--- Given instruction ---
Transcribe the records that follow. Keep every word exactly, and drop the pictures.

Dataset entries:
>>>>

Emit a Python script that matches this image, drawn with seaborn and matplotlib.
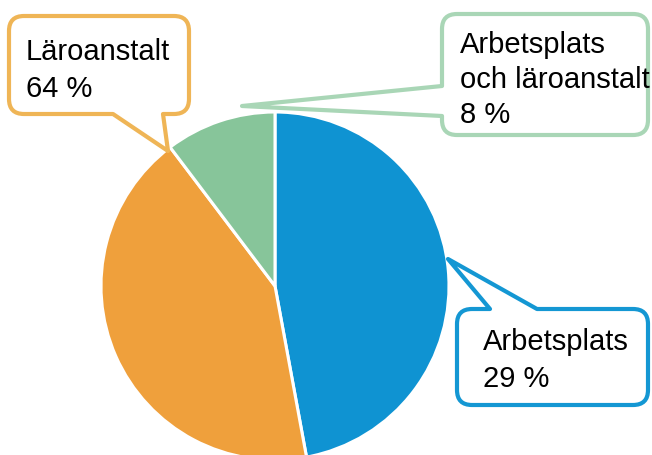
import matplotlib
matplotlib.use("Agg")
import matplotlib.pyplot as plt
from matplotlib.path import Path
from matplotlib.patches import PathPatch
from matplotlib.transforms import Affine2D
import seaborn as sns

# ---- data (slice shares as drawn; label texts as printed) ----
categories = ["Arbetsplats", "Läroanstalt", "Arbetsplats\noch läroanstalt"]
shares = [47.1, 42.6, 10.3]
pct_labels = ["29 %", "64 %", "8 %"]
slice_colors = ["#0F93D2", "#EFA03C", "#87C59A"]
box_colors = ["#1497D3", "#EFB556", "#A9D6B6"]

sns.set_theme(style="white")
plt.rcParams["font.family"] = ["Liberation Sans", "DejaVu Sans"]

W, H = 652, 456
fig = plt.figure(figsize=(W / 100, H / 100), dpi=100)
fig.patch.set_facecolor("white")

# pie axes: centre (275, 287) px, radius 174 px
cx, cy, r = 275, 287, 174
ax = fig.add_axes([(cx - r) / W, (H - cy - r) / H, 2 * r / W, 2 * r / H])
ax.pie(shares, colors=slice_colors, startangle=90, counterclock=False,
       wedgeprops=dict(edgecolor="white", linewidth=2.2))
ax.set_xlim(-1, 1)
ax.set_ylim(-1, 1)
ax.set_aspect("equal")
ax.axis("off")

# pixel transform (origin top-left)
px = Affine2D().scale(1 / W, -1 / H).translate(0, 1) + fig.transFigure


def bubble(x0, y0, x1, y1, rad, edge, t0, t1, tip):
    verts, codes = [], []

    def mv(p):
        verts.append(p); codes.append(Path.MOVETO)

    def ln(p):
        verts.append(p); codes.append(Path.LINETO)

    def cv(c, p):
        verts.extend([c, p]); codes.extend([Path.CURVE3, Path.CURVE3])

    mv((x0 + rad, y0))
    if edge == "top":
        ln((t0, y0)); ln(tip); ln((t1, y0))
    ln((x1 - rad, y0)); cv((x1, y0), (x1, y0 + rad))
    ln((x1, y1 - rad)); cv((x1, y1), (x1 - rad, y1))
    if edge == "bottom":
        ln((t1, y1)); ln(tip); ln((t0, y1))
    ln((x0 + rad, y1)); cv((x0, y1), (x0, y1 - rad))
    if edge == "left":
        ln((x0, t1)); ln(tip); ln((x0, t0))
    ln((x0, y0 + rad)); cv((x0, y0), (x0 + rad, y0))
    verts.append((x0 + rad, y0)); codes.append(Path.CLOSEPOLY)
    return Path(verts, codes)


callouts = [
    # box (x0, y0, x1, y1), tail edge, tail span, tip, text origin
    dict(box=(457, 310, 648, 406), edge="top", t=(490, 537), tip=(448, 260),
         text=(483, 350), step=37),
    dict(box=(9, 17, 189, 115), edge="bottom", t=(113, 163), tip=(168, 152),
         text=(26, 60), step=37),
    dict(box=(442, 15, 648, 136), edge="left", t=(87, 117), tip=(242, 107),
         text=(460, 53), step=35),
]

for i, c in enumerate(callouts):
    x0, y0, x1, y1 = c["box"]
    p = bubble(x0, y0, x1, y1, 15, c["edge"], c["t"][0], c["t"][1], c["tip"])
    fig.patches.append(PathPatch(p, transform=px, facecolor="white",
                                 edgecolor=box_colors[i], linewidth=3.0,
                                 joinstyle="round", capstyle="round"))
    lines = categories[i].split("\n") + [pct_labels[i]]
    tx, ty = c["text"]
    for k, line in enumerate(lines):
        fig.text(tx, ty + k * c["step"], line, transform=px, fontsize=21,
                 color="black", ha="left", va="baseline")

fig.savefig("out.png", dpi=100, facecolor="white")
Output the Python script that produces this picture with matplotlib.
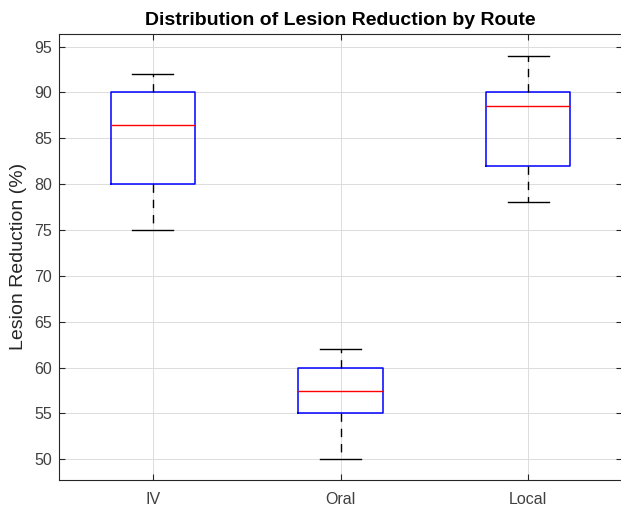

<<<<

--- Answer to this problem ---
Emit a Python script that matches this image, drawn with seaborn and matplotlib.
import matplotlib
matplotlib.use("Agg")
import matplotlib.pyplot as plt
from matplotlib.path import Path
from matplotlib.patches import PathPatch
from matplotlib.transforms import Affine2D
import seaborn as sns

# ---- data (slice shares as drawn; label texts as printed) ----
categories = ["Arbetsplats", "Läroanstalt", "Arbetsplats\noch läroanstalt"]
shares = [47.1, 42.6, 10.3]
pct_labels = ["29 %", "64 %", "8 %"]
slice_colors = ["#0F93D2", "#EFA03C", "#87C59A"]
box_colors = ["#1497D3", "#EFB556", "#A9D6B6"]

sns.set_theme(style="white")
plt.rcParams["font.family"] = ["Liberation Sans", "DejaVu Sans"]

W, H = 652, 456
fig = plt.figure(figsize=(W / 100, H / 100), dpi=100)
fig.patch.set_facecolor("white")

# pie axes: centre (275, 287) px, radius 174 px
cx, cy, r = 275, 287, 174
ax = fig.add_axes([(cx - r) / W, (H - cy - r) / H, 2 * r / W, 2 * r / H])
ax.pie(shares, colors=slice_colors, startangle=90, counterclock=False,
       wedgeprops=dict(edgecolor="white", linewidth=2.2))
ax.set_xlim(-1, 1)
ax.set_ylim(-1, 1)
ax.set_aspect("equal")
ax.axis("off")

# pixel transform (origin top-left)
px = Affine2D().scale(1 / W, -1 / H).translate(0, 1) + fig.transFigure


def bubble(x0, y0, x1, y1, rad, edge, t0, t1, tip):
    verts, codes = [], []

    def mv(p):
        verts.append(p); codes.append(Path.MOVETO)

    def ln(p):
        verts.append(p); codes.append(Path.LINETO)

    def cv(c, p):
        verts.extend([c, p]); codes.extend([Path.CURVE3, Path.CURVE3])

    mv((x0 + rad, y0))
    if edge == "top":
        ln((t0, y0)); ln(tip); ln((t1, y0))
    ln((x1 - rad, y0)); cv((x1, y0), (x1, y0 + rad))
    ln((x1, y1 - rad)); cv((x1, y1), (x1 - rad, y1))
    if edge == "bottom":
        ln((t1, y1)); ln(tip); ln((t0, y1))
    ln((x0 + rad, y1)); cv((x0, y1), (x0, y1 - rad))
    if edge == "left":
        ln((x0, t1)); ln(tip); ln((x0, t0))
    ln((x0, y0 + rad)); cv((x0, y0), (x0 + rad, y0))
    verts.append((x0 + rad, y0)); codes.append(Path.CLOSEPOLY)
    return Path(verts, codes)


callouts = [
    # box (x0, y0, x1, y1), tail edge, tail span, tip, text origin
    dict(box=(457, 310, 648, 406), edge="top", t=(490, 537), tip=(448, 260),
         text=(483, 350), step=37),
    dict(box=(9, 17, 189, 115), edge="bottom", t=(113, 163), tip=(168, 152),
         text=(26, 60), step=37),
    dict(box=(442, 15, 648, 136), edge="left", t=(87, 117), tip=(242, 107),
         text=(460, 53), step=35),
]

for i, c in enumerate(callouts):
    x0, y0, x1, y1 = c["box"]
    p = bubble(x0, y0, x1, y1, 15, c["edge"], c["t"][0], c["t"][1], c["tip"])
    fig.patches.append(PathPatch(p, transform=px, facecolor="white",
                                 edgecolor=box_colors[i], linewidth=3.0,
                                 joinstyle="round", capstyle="round"))
    lines = categories[i].split("\n") + [pct_labels[i]]
    tx, ty = c["text"]
    for k, line in enumerate(lines):
        fig.text(tx, ty + k * c["step"], line, transform=px, fontsize=21,
                 color="black", ha="left", va="baseline")

fig.savefig("out.png", dpi=100, facecolor="white")
Output the Python script that produces this picture with matplotlib.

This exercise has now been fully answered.